--- Start Source excerpt ---

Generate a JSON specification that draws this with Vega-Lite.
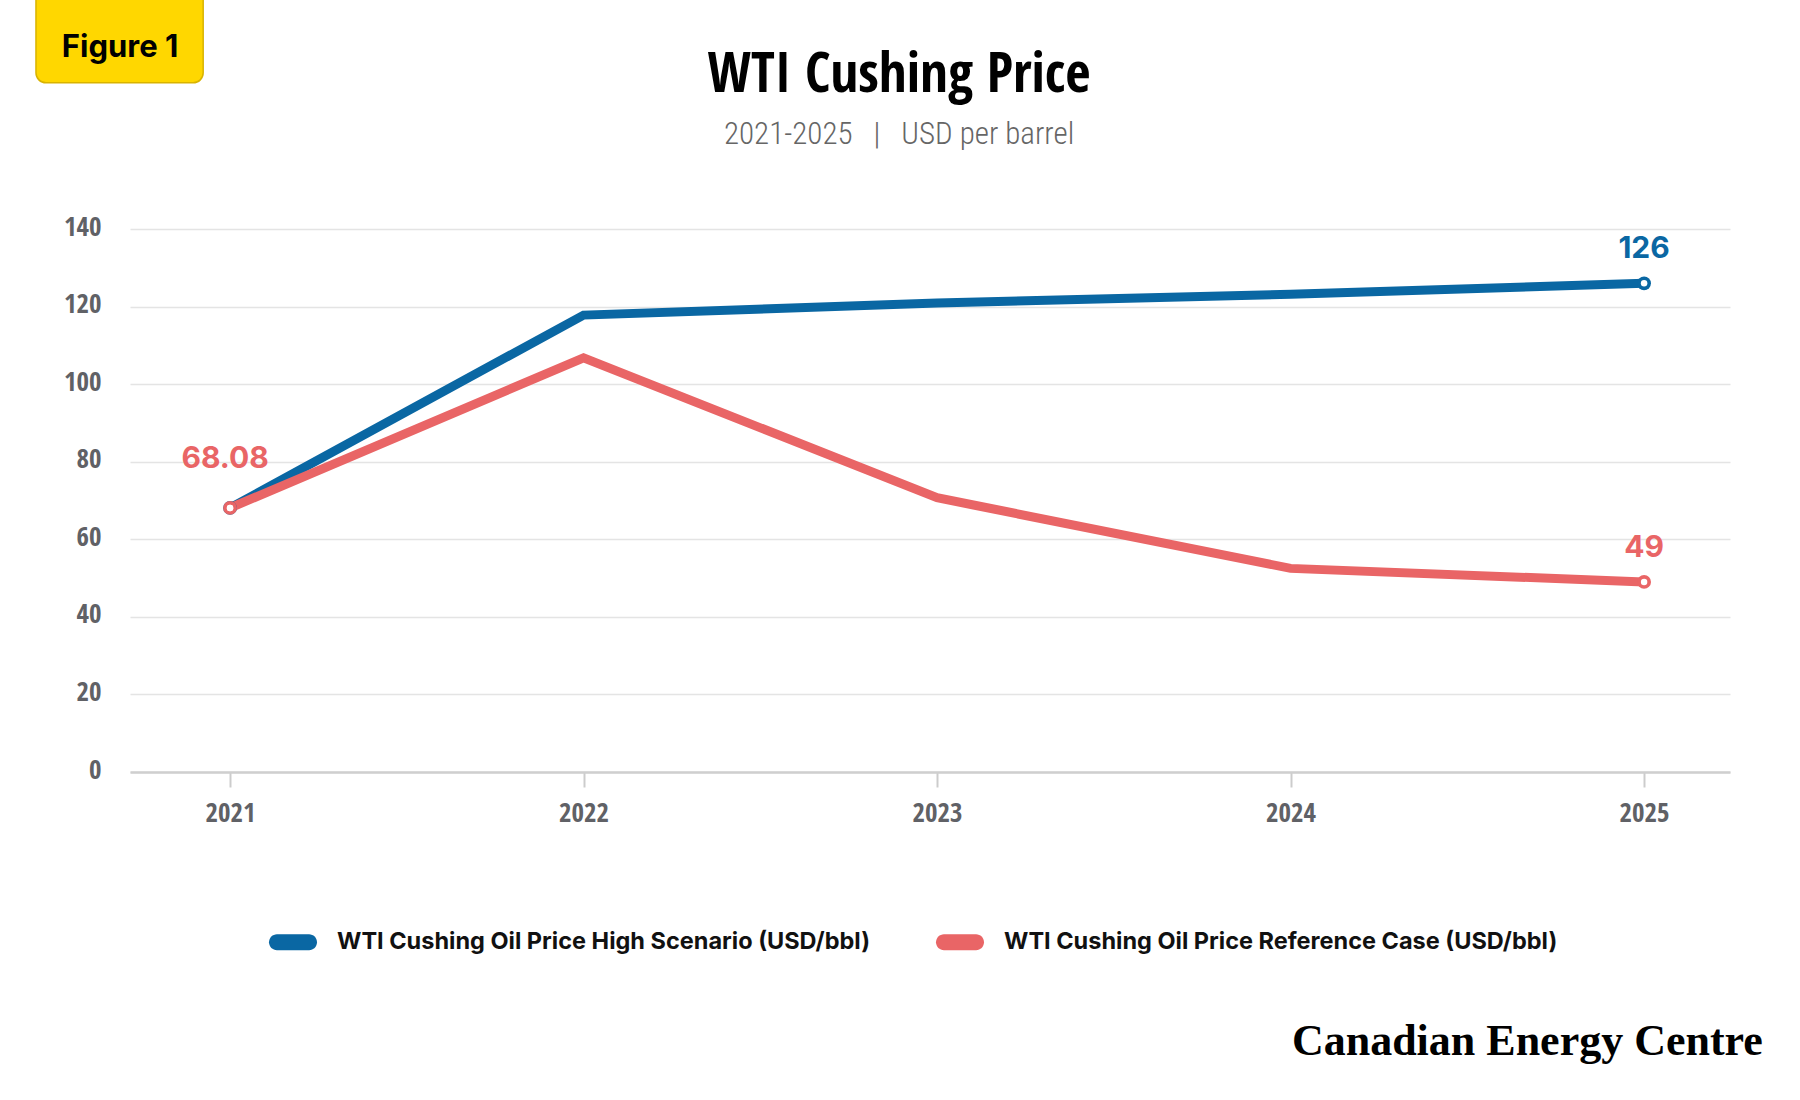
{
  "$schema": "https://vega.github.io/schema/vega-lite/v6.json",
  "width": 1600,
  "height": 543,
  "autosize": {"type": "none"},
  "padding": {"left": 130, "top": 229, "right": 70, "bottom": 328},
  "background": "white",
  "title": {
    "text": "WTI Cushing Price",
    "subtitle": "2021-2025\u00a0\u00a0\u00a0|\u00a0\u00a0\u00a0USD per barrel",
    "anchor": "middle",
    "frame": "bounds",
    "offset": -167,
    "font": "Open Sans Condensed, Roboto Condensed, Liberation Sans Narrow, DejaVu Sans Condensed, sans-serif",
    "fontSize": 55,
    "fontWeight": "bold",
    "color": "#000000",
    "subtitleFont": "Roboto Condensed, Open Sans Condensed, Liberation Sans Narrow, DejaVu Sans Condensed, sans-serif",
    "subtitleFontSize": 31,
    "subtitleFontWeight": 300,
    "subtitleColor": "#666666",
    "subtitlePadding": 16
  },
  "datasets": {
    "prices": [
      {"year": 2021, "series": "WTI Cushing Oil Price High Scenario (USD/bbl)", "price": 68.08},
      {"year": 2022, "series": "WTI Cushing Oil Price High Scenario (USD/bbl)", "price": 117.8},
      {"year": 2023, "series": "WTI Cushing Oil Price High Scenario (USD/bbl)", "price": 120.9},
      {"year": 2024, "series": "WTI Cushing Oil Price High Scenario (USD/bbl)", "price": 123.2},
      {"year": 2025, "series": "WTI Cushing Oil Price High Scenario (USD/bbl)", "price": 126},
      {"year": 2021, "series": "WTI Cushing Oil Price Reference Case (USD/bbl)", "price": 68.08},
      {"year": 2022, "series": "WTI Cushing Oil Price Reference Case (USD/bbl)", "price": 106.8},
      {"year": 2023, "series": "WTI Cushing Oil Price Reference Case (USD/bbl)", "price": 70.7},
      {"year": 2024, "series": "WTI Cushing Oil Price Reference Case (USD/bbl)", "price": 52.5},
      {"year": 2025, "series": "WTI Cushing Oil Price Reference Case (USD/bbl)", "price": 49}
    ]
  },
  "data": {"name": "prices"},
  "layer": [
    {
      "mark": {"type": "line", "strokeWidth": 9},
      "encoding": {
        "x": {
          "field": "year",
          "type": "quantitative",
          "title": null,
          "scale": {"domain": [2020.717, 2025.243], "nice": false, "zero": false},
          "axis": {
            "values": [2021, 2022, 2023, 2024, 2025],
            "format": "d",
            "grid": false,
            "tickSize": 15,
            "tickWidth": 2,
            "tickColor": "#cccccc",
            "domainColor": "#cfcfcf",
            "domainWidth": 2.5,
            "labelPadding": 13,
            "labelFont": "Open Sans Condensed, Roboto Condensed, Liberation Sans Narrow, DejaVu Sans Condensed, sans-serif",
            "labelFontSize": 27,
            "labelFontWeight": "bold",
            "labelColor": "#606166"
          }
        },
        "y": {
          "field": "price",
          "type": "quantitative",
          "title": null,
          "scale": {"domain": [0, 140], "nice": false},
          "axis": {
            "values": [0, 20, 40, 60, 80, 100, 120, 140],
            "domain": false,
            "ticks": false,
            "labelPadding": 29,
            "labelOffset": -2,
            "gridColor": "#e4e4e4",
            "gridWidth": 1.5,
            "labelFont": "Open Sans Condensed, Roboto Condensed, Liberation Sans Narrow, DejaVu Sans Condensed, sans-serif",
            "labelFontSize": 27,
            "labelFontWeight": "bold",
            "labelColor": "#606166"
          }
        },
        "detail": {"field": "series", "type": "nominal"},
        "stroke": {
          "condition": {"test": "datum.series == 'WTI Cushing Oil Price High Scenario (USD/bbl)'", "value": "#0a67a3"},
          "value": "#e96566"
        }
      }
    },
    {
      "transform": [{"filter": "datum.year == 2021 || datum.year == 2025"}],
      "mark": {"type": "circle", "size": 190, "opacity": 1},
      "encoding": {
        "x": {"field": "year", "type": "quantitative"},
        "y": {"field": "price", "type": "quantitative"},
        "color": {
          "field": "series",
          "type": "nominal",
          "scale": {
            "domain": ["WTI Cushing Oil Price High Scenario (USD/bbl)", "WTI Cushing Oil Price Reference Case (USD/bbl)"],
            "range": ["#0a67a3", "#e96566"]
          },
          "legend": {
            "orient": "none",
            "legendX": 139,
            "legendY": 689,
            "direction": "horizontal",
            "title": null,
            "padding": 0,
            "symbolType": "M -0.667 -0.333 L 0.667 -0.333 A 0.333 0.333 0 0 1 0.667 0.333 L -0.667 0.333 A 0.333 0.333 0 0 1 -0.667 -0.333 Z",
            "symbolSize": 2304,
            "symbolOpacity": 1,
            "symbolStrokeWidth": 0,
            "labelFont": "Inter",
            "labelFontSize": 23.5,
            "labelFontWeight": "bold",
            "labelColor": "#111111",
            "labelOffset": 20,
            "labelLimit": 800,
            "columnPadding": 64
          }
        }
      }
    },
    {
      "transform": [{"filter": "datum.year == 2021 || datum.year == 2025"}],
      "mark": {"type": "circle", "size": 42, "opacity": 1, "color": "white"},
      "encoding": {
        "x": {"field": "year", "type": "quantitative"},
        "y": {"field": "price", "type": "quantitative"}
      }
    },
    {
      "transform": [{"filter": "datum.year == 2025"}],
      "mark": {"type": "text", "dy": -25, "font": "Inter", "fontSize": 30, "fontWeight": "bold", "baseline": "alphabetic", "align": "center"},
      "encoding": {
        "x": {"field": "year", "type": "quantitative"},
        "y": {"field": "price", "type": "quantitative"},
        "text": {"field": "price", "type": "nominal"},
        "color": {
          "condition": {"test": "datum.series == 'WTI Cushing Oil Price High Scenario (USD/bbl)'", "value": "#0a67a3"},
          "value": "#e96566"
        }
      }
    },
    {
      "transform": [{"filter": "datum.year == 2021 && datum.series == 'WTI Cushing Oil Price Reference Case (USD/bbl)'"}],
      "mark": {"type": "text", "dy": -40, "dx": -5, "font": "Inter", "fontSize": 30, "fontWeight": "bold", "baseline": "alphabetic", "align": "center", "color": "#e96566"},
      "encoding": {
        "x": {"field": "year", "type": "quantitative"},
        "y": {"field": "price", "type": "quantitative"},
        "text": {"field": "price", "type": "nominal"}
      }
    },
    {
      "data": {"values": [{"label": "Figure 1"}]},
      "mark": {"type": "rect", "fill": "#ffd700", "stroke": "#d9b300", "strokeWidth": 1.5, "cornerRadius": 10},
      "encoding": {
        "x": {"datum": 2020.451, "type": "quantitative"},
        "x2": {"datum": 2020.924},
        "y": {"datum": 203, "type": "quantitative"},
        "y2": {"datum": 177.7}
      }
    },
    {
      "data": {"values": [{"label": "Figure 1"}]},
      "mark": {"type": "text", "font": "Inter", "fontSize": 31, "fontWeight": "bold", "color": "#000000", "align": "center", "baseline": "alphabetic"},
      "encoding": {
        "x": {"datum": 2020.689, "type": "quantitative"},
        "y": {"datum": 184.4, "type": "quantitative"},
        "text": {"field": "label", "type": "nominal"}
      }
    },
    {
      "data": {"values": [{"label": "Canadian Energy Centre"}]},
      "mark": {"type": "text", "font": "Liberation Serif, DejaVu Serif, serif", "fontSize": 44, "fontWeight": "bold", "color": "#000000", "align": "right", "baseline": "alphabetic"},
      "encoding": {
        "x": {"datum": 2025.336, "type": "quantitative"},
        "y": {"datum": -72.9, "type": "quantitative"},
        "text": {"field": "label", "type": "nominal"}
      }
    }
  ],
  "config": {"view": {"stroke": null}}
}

--- End Source excerpt ---

**Exercise aim**
Strip out the pictures and quote the remaining data word for word.

**Reply to the task**
Generate a JSON specification that draws this with Vega-Lite.
{
  "$schema": "https://vega.github.io/schema/vega-lite/v6.json",
  "width": 1600,
  "height": 543,
  "autosize": {"type": "none"},
  "padding": {"left": 130, "top": 229, "right": 70, "bottom": 328},
  "background": "white",
  "title": {
    "text": "WTI Cushing Price",
    "subtitle": "2021-2025\u00a0\u00a0\u00a0|\u00a0\u00a0\u00a0USD per barrel",
    "anchor": "middle",
    "frame": "bounds",
    "offset": -167,
    "font": "Open Sans Condensed, Roboto Condensed, Liberation Sans Narrow, DejaVu Sans Condensed, sans-serif",
    "fontSize": 55,
    "fontWeight": "bold",
    "color": "#000000",
    "subtitleFont": "Roboto Condensed, Open Sans Condensed, Liberation Sans Narrow, DejaVu Sans Condensed, sans-serif",
    "subtitleFontSize": 31,
    "subtitleFontWeight": 300,
    "subtitleColor": "#666666",
    "subtitlePadding": 16
  },
  "datasets": {
    "prices": [
      {"year": 2021, "series": "WTI Cushing Oil Price High Scenario (USD/bbl)", "price": 68.08},
      {"year": 2022, "series": "WTI Cushing Oil Price High Scenario (USD/bbl)", "price": 117.8},
      {"year": 2023, "series": "WTI Cushing Oil Price High Scenario (USD/bbl)", "price": 120.9},
      {"year": 2024, "series": "WTI Cushing Oil Price High Scenario (USD/bbl)", "price": 123.2},
      {"year": 2025, "series": "WTI Cushing Oil Price High Scenario (USD/bbl)", "price": 126},
      {"year": 2021, "series": "WTI Cushing Oil Price Reference Case (USD/bbl)", "price": 68.08},
      {"year": 2022, "series": "WTI Cushing Oil Price Reference Case (USD/bbl)", "price": 106.8},
      {"year": 2023, "series": "WTI Cushing Oil Price Reference Case (USD/bbl)", "price": 70.7},
      {"year": 2024, "series": "WTI Cushing Oil Price Reference Case (USD/bbl)", "price": 52.5},
      {"year": 2025, "series": "WTI Cushing Oil Price Reference Case (USD/bbl)", "price": 49}
    ]
  },
  "data": {"name": "prices"},
  "layer": [
    {
      "mark": {"type": "line", "strokeWidth": 9},
      "encoding": {
        "x": {
          "field": "year",
          "type": "quantitative",
          "title": null,
          "scale": {"domain": [2020.717, 2025.243], "nice": false, "zero": false},
          "axis": {
            "values": [2021, 2022, 2023, 2024, 2025],
            "format": "d",
            "grid": false,
            "tickSize": 15,
            "tickWidth": 2,
            "tickColor": "#cccccc",
            "domainColor": "#cfcfcf",
            "domainWidth": 2.5,
            "labelPadding": 13,
            "labelFont": "Open Sans Condensed, Roboto Condensed, Liberation Sans Narrow, DejaVu Sans Condensed, sans-serif",
            "labelFontSize": 27,
            "labelFontWeight": "bold",
            "labelColor": "#606166"
          }
        },
        "y": {
          "field": "price",
          "type": "quantitative",
          "title": null,
          "scale": {"domain": [0, 140], "nice": false},
          "axis": {
            "values": [0, 20, 40, 60, 80, 100, 120, 140],
            "domain": false,
            "ticks": false,
            "labelPadding": 29,
            "labelOffset": -2,
            "gridColor": "#e4e4e4",
            "gridWidth": 1.5,
            "labelFont": "Open Sans Condensed, Roboto Condensed, Liberation Sans Narrow, DejaVu Sans Condensed, sans-serif",
            "labelFontSize": 27,
            "labelFontWeight": "bold",
            "labelColor": "#606166"
          }
        },
        "detail": {"field": "series", "type": "nominal"},
        "stroke": {
          "condition": {"test": "datum.series == 'WTI Cushing Oil Price High Scenario (USD/bbl)'", "value": "#0a67a3"},
          "value": "#e96566"
        }
      }
    },
    {
      "transform": [{"filter": "datum.year == 2021 || datum.year == 2025"}],
      "mark": {"type": "circle", "size": 190, "opacity": 1},
      "encoding": {
        "x": {"field": "year", "type": "quantitative"},
        "y": {"field": "price", "type": "quantitative"},
        "color": {
          "field": "series",
          "type": "nominal",
          "scale": {
            "domain": ["WTI Cushing Oil Price High Scenario (USD/bbl)", "WTI Cushing Oil Price Reference Case (USD/bbl)"],
            "range": ["#0a67a3", "#e96566"]
          },
          "legend": {
            "orient": "none",
            "legendX": 139,
            "legendY": 689,
            "direction": "horizontal",
            "title": null,
            "padding": 0,
            "symbolType": "M -0.667 -0.333 L 0.667 -0.333 A 0.333 0.333 0 0 1 0.667 0.333 L -0.667 0.333 A 0.333 0.333 0 0 1 -0.667 -0.333 Z",
            "symbolSize": 2304,
            "symbolOpacity": 1,
            "symbolStrokeWidth": 0,
            "labelFont": "Inter",
            "labelFontSize": 23.5,
            "labelFontWeight": "bold",
            "labelColor": "#111111",
            "labelOffset": 20,
            "labelLimit": 800,
            "columnPadding": 64
          }
        }
      }
    },
    {
      "transform": [{"filter": "datum.year == 2021 || datum.year == 2025"}],
      "mark": {"type": "circle", "size": 42, "opacity": 1, "color": "white"},
      "encoding": {
        "x": {"field": "year", "type": "quantitative"},
        "y": {"field": "price", "type": "quantitative"}
      }
    },
    {
      "transform": [{"filter": "datum.year == 2025"}],
      "mark": {"type": "text", "dy": -25, "font": "Inter", "fontSize": 30, "fontWeight": "bold", "baseline": "alphabetic", "align": "center"},
      "encoding": {
        "x": {"field": "year", "type": "quantitative"},
        "y": {"field": "price", "type": "quantitative"},
        "text": {"field": "price", "type": "nominal"},
        "color": {
          "condition": {"test": "datum.series == 'WTI Cushing Oil Price High Scenario (USD/bbl)'", "value": "#0a67a3"},
          "value": "#e96566"
        }
      }
    },
    {
      "transform": [{"filter": "datum.year == 2021 && datum.series == 'WTI Cushing Oil Price Reference Case (USD/bbl)'"}],
      "mark": {"type": "text", "dy": -40, "dx": -5, "font": "Inter", "fontSize": 30, "fontWeight": "bold", "baseline": "alphabetic", "align": "center", "color": "#e96566"},
      "encoding": {
        "x": {"field": "year", "type": "quantitative"},
        "y": {"field": "price", "type": "quantitative"},
        "text": {"field": "price", "type": "nominal"}
      }
    },
    {
      "data": {"values": [{"label": "Figure 1"}]},
      "mark": {"type": "rect", "fill": "#ffd700", "stroke": "#d9b300", "strokeWidth": 1.5, "cornerRadius": 10},
      "encoding": {
        "x": {"datum": 2020.451, "type": "quantitative"},
        "x2": {"datum": 2020.924},
        "y": {"datum": 203, "type": "quantitative"},
        "y2": {"datum": 177.7}
      }
    },
    {
      "data": {"values": [{"label": "Figure 1"}]},
      "mark": {"type": "text", "font": "Inter", "fontSize": 31, "fontWeight": "bold", "color": "#000000", "align": "center", "baseline": "alphabetic"},
      "encoding": {
        "x": {"datum": 2020.689, "type": "quantitative"},
        "y": {"datum": 184.4, "type": "quantitative"},
        "text": {"field": "label", "type": "nominal"}
      }
    },
    {
      "data": {"values": [{"label": "Canadian Energy Centre"}]},
      "mark": {"type": "text", "font": "Liberation Serif, DejaVu Serif, serif", "fontSize": 44, "fontWeight": "bold", "color": "#000000", "align": "right", "baseline": "alphabetic"},
      "encoding": {
        "x": {"datum": 2025.336, "type": "quantitative"},
        "y": {"datum": -72.9, "type": "quantitative"},
        "text": {"field": "label", "type": "nominal"}
      }
    }
  ],
  "config": {"view": {"stroke": null}}
}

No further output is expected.